遲子建並非某些先鋒作家那樣,以大量的死亡和暴力擴張人的慾望,歆享鮮血淋漓的場面。她不是爲寫死亡而寫死亡,而是因爲自己的經歷深刻洞悉了現實醜惡戕害生命的實質,使命和責任鞭策她用犀利之筆對黑暗進行歷史和事實的書寫。遲子建這篇小說描寫了病態社會的不幸,所以,通過死者的不幸來批判病態的社會成爲了創造死亡意蘊的意義。

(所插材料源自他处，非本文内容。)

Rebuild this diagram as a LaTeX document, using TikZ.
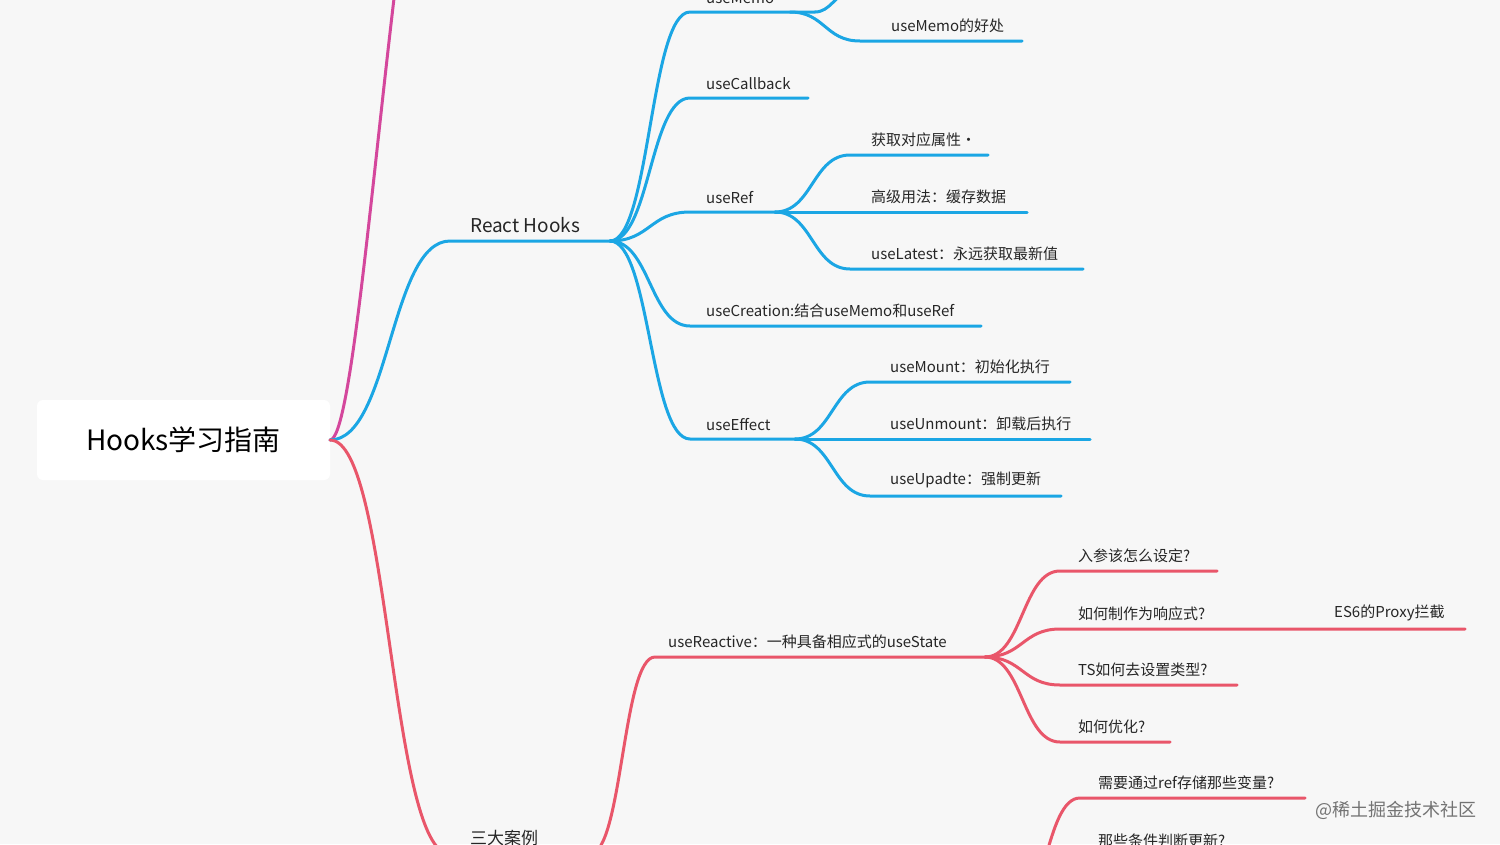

如果說魔術師的死亡是一個意外的錯誤,那麼蔣百的死亡就是偶然中的必然。現實生活中還有那麼多足以將人們逼近死亡的隱患沒有消除,而無知又懦弱的人們爲了生計卻一直甘心情願地在閻王爺的鋼絲繩上跳舞!如果聯繫小說的全文,小說的標題就可以邏輯性地理解爲:世界上所有的夜晚啊,有哪個能像烏塘小鎮的夜晚這麼黑,這麼慘無人道,這麼能激起人們將辛酸又無奈的淚水流成長河!遲子建對於夜晚的描寫是對醜惡的鞭撻,她以個體死亡的描寫,揭露了現實的無理性和非人道,在平靜而令人驚悚的敘述中,表現上升爲批判,文學變成了這個弱女子反擊生活的武器。

死亡固然可怕,可是死亡留下的冤屈和促使死者死亡的社會力量纔是留給生者的巨大的陷阱。作者從“不買梨不指路”的老女人的庸俗和淺薄中,從“嫁死”的女人的慾望中,從陳紹純的冷血的親人的身上,從蔣百嫂分裂性格的背後,從烏塘人木訥又執著的生活信念上,我們發現遲子建開始瞭解並敢於正視民間的慘狀了。在遲子建的民間述說中,我們可以清晰地感覺到她的批判性的立場,她以自己的喪夫之痛感同身受着烏塘寡婦的靈魂之痛,她以自己呼喚亡夫的方式希望喚醒蔣百嫂們的良知!就像陳思和先生指出的,民間世界並不生長知識分子的品質,只有當知識分子將主體精神投諸民間時,民間纔可能產生與權力意志以及在其控制下的生活之流相抗衡的現實力量。遲子建將視角投注在民間,她咀嚼他們的辛酸和苦澀,她現出作家手中最寶貴的籌碼――死亡,讓它激起人們對於人生的深沉思考。

我們慶幸,遲子建沒有沉醉在個人的傷痛中成爲邊緣的怨婦;我們警醒,現實中還有太多的罪惡的黑手伸向無知又無辜的弱民;我們憤激,這世界上還有如此黑暗的夜晚。